INFORMATION SUPPLIED »
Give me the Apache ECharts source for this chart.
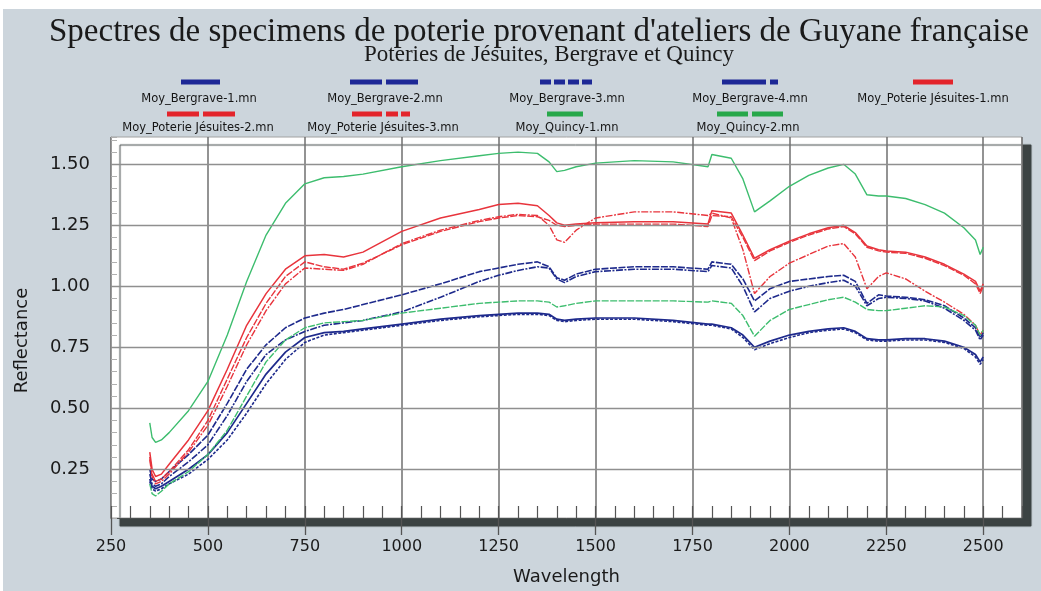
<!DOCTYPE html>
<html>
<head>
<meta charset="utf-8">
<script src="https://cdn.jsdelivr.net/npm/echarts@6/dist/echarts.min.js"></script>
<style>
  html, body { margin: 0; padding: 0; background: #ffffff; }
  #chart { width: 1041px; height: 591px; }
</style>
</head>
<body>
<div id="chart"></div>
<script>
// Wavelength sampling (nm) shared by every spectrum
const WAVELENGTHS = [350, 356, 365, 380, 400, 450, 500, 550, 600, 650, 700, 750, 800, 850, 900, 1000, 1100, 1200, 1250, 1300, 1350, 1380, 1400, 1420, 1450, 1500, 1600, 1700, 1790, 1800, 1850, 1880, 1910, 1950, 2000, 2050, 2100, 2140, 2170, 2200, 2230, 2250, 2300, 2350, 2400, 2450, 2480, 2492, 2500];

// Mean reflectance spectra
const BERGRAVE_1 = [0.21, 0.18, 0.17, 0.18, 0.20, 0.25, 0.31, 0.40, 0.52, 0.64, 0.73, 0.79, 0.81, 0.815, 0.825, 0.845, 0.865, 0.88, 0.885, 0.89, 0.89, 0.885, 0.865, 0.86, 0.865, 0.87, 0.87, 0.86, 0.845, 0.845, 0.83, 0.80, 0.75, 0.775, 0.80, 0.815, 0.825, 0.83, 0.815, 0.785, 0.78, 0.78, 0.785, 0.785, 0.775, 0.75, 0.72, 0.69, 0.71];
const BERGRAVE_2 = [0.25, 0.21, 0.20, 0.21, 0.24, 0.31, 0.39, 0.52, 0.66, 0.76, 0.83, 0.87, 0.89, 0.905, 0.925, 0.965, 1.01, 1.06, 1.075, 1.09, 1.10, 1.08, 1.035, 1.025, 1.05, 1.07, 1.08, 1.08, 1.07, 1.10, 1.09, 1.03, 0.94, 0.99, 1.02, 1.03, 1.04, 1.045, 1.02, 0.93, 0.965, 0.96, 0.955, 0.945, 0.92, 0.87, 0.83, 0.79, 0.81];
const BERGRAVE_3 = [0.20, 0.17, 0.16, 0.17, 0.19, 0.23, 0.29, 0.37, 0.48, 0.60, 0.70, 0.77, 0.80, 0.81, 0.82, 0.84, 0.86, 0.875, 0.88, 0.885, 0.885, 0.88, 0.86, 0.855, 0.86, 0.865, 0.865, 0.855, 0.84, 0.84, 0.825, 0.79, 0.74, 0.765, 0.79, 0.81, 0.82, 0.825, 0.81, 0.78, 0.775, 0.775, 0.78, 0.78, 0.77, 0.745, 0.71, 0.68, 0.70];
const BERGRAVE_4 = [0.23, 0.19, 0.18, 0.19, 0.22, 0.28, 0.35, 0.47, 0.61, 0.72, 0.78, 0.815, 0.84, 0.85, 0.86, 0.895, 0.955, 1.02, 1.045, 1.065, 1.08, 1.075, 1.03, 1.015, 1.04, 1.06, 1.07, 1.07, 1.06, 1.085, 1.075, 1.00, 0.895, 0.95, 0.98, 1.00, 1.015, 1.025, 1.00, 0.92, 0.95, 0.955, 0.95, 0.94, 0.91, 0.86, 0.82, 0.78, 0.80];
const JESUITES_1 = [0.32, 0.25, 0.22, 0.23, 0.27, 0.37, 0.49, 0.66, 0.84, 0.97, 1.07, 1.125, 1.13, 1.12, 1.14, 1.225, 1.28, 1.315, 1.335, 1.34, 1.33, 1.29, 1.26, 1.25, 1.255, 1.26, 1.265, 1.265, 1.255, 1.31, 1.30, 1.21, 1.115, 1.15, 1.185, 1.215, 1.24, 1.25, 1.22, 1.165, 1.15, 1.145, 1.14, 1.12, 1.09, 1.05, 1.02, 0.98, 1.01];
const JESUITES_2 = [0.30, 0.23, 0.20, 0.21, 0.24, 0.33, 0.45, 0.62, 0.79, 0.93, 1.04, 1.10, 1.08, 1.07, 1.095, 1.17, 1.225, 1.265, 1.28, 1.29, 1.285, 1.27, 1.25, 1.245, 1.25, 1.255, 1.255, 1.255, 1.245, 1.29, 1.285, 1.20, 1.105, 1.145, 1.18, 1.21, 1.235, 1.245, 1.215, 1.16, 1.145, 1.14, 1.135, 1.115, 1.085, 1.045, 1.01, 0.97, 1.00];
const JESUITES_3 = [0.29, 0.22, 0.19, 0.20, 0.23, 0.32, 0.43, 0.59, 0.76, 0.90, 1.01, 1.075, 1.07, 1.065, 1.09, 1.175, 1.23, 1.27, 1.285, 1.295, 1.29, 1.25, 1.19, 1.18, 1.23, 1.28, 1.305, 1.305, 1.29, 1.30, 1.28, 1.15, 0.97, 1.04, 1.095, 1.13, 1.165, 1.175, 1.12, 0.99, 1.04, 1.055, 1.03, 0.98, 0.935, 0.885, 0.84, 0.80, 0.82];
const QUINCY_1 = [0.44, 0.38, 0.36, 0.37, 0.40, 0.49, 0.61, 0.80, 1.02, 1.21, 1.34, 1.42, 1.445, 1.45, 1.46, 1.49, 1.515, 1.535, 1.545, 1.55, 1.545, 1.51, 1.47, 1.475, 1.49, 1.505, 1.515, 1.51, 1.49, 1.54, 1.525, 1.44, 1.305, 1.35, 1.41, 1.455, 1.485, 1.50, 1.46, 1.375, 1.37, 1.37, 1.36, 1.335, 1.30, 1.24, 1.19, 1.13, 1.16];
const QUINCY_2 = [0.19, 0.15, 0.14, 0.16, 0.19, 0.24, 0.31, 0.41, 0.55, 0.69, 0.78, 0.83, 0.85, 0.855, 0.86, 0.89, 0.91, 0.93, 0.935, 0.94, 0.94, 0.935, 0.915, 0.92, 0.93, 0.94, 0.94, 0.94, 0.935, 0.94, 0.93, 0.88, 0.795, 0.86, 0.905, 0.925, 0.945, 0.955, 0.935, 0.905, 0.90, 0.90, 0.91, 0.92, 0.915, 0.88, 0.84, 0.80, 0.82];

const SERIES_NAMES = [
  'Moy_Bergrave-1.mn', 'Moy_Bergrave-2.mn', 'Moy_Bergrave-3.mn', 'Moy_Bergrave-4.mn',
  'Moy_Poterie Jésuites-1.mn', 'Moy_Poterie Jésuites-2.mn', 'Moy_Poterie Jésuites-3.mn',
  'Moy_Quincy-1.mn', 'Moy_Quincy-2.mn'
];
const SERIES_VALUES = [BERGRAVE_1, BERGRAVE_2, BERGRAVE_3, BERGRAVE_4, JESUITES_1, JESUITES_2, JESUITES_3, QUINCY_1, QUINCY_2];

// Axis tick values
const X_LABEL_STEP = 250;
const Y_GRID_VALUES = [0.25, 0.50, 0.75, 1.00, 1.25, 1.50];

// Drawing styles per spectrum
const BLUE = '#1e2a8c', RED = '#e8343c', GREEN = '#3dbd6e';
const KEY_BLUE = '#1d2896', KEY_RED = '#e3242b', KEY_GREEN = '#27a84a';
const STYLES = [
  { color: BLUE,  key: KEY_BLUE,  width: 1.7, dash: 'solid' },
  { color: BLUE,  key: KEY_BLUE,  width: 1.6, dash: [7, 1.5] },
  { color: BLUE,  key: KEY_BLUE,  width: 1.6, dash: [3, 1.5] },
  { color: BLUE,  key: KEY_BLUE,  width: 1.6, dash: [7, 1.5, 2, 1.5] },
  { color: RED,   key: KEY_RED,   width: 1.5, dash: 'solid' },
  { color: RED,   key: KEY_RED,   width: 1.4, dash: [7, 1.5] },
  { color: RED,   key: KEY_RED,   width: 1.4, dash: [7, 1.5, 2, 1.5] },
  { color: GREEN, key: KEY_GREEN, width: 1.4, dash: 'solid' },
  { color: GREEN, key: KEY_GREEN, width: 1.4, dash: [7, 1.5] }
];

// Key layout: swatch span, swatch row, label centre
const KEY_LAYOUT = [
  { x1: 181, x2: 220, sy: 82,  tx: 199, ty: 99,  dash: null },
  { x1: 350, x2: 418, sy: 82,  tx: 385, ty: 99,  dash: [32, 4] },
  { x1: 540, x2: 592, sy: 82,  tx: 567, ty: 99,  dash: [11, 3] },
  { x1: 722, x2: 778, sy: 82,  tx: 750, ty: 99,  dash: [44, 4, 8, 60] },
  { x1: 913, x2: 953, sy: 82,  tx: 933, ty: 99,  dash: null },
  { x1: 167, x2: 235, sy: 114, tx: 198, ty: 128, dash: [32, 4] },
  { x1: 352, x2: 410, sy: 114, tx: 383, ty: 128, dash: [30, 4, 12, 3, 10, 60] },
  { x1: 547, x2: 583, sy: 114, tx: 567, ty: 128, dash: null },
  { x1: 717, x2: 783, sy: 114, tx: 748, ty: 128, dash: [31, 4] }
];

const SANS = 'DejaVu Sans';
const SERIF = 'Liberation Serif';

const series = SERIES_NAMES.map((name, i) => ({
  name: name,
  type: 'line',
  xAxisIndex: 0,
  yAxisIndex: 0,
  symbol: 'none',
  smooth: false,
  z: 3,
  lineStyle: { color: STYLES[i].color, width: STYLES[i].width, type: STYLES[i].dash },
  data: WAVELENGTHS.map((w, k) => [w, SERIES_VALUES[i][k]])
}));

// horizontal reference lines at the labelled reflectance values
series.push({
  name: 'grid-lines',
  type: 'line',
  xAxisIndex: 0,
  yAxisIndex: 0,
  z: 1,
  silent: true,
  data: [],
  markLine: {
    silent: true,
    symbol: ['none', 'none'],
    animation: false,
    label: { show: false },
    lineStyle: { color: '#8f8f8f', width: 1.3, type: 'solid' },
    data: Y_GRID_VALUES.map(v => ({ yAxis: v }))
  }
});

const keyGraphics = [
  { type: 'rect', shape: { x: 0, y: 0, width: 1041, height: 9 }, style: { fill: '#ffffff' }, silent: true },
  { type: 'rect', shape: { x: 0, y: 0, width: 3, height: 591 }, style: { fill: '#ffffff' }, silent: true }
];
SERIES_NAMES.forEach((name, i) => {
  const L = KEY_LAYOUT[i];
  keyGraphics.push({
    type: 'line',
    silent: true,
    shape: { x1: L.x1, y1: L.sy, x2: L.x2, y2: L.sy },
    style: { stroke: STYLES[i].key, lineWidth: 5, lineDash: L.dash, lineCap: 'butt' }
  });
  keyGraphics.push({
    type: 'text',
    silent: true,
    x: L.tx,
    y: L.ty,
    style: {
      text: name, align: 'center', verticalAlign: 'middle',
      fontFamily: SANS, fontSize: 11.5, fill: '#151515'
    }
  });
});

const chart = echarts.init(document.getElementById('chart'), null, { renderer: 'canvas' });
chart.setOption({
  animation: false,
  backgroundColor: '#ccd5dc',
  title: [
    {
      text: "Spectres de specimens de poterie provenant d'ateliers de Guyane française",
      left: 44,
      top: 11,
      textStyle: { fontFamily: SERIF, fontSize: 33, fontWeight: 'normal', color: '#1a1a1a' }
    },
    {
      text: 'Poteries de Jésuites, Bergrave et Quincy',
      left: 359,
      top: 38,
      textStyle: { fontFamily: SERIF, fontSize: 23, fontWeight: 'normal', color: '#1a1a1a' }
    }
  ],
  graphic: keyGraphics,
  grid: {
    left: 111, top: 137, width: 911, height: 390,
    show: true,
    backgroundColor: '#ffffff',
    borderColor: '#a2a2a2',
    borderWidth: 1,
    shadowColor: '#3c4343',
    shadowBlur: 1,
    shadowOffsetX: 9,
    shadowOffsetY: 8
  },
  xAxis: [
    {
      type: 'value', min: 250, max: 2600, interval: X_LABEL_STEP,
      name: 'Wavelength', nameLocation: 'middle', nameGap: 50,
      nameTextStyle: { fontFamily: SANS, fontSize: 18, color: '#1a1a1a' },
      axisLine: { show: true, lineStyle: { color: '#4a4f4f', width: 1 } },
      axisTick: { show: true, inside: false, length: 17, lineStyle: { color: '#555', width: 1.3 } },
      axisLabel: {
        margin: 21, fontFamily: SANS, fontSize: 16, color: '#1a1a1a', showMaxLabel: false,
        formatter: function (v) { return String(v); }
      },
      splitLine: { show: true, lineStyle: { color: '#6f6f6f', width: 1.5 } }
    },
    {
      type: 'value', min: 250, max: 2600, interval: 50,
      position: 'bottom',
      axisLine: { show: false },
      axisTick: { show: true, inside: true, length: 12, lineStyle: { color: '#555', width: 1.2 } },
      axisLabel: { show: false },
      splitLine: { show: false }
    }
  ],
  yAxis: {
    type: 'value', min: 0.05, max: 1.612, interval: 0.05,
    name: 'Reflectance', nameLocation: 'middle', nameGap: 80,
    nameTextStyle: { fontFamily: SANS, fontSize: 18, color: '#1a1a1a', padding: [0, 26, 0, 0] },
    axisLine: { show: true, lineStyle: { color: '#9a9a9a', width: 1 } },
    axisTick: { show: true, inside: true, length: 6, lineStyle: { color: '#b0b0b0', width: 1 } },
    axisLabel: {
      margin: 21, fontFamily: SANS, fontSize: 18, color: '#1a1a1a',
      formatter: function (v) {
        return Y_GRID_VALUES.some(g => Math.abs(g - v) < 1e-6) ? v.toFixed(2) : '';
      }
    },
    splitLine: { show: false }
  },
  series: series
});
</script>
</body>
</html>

EXERCISE AIM »
Extract the lines exactly, please: the first line of the listing, the line with "2480, 2492, 2500];", and every line between them, but no pictures.

THE ANSWER »
Give me the Apache ECharts source for this chart.
<!DOCTYPE html>
<html>
<head>
<meta charset="utf-8">
<script src="https://cdn.jsdelivr.net/npm/echarts@6/dist/echarts.min.js"></script>
<style>
  html, body { margin: 0; padding: 0; background: #ffffff; }
  #chart { width: 1041px; height: 591px; }
</style>
</head>
<body>
<div id="chart"></div>
<script>
// Wavelength sampling (nm) shared by every spectrum
const WAVELENGTHS = [350, 356, 365, 380, 400, 450, 500, 550, 600, 650, 700, 750, 800, 850, 900, 1000, 1100, 1200, 1250, 1300, 1350, 1380, 1400, 1420, 1450, 1500, 1600, 1700, 1790, 1800, 1850, 1880, 1910, 1950, 2000, 2050, 2100, 2140, 2170, 2200, 2230, 2250, 2300, 2350, 2400, 2450, 2480, 2492, 2500];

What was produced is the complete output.